La mini-retraite, une tendance qui a aussi ses risques

Artiste et neuroatypique, Sara, une Camerounaise de 38 ans qui a vécu 20 ans en France, a aussi décidé de faire une pause après avoir été licenciée en janvier dernier… d’un emploi qu’elle comptait de toute façon quitter. « J’avais besoin de me recentrer, de prendre soin de moi mentalement, et de revenir à ce que j’aime vraiment. »

Depuis, elle a laissé derrière elle les contraintes du monde de l’entreprise — ce « monde des Moldus » comme elle l’appelle avec humour — pour s’offrir un espace de respiration. « Cette pause me fait tellement de bien que je n’ai plus du tout envie de revenir dans le monde corporate. » Elle commence à peine à envisager un retour sur le marché du travail — à son rythme, sans précipitation.

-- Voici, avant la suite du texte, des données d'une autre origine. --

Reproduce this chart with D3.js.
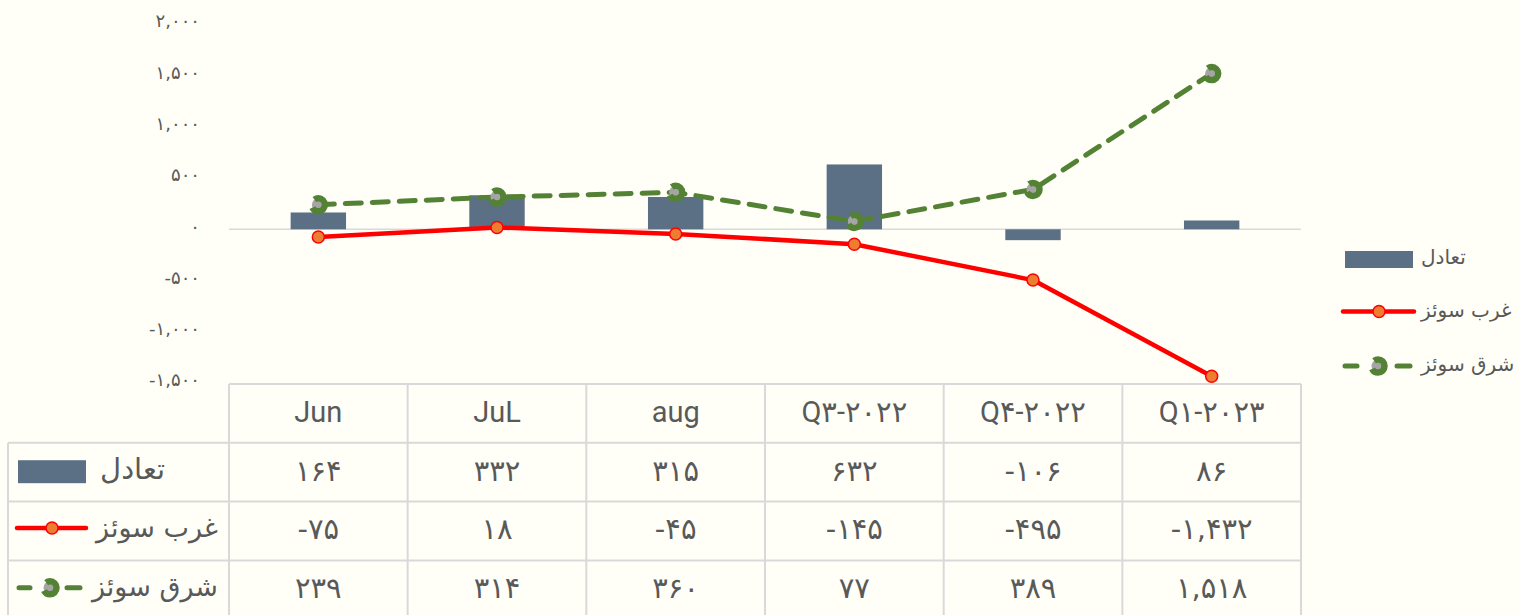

Mais toutes les pauses carrière ne se valent pas. Originaire d’Inde, Ekta vit aujourd’hui à Barcelone, mais son histoire de mini-retraite s’est jouée bien plus tôt, dans son pays, où elle travaillait dans l’informatique. « J’avais décidé de faire une pause. Mais la vie ne suit jamais vraiment le plan qu’on avait prévu. »

Ce break, qui devait être temporaire, a fini par marquer un tournant inattendu. « J’ai perdu ma carrière. » Son récit est différent. Elle parle de ce moment où tout bascule, quand une pause, même bien intentionnée, ne mène pas toujours vers un renouveau professionnel. « Je suis passée de professionnelle de l’informatique à la gestion d’un foyer et d’une cuisine », nous indique cette trentenaire désabusée. Car dans un environnement ultraconcurrentiel, Ekta ne retrouve pas de poste.

Avec beaucoup de lucidité, elle rappelle que les micro-retraites, si elles sont parfois salutaires, peuvent aussi refermer des portes. « Toutes les pauses ne permettent pas de rebondir avec une nouvelle énergie. Les courtes pauses ruinent parfois une carrière », prévient-elle. À bon entendeur.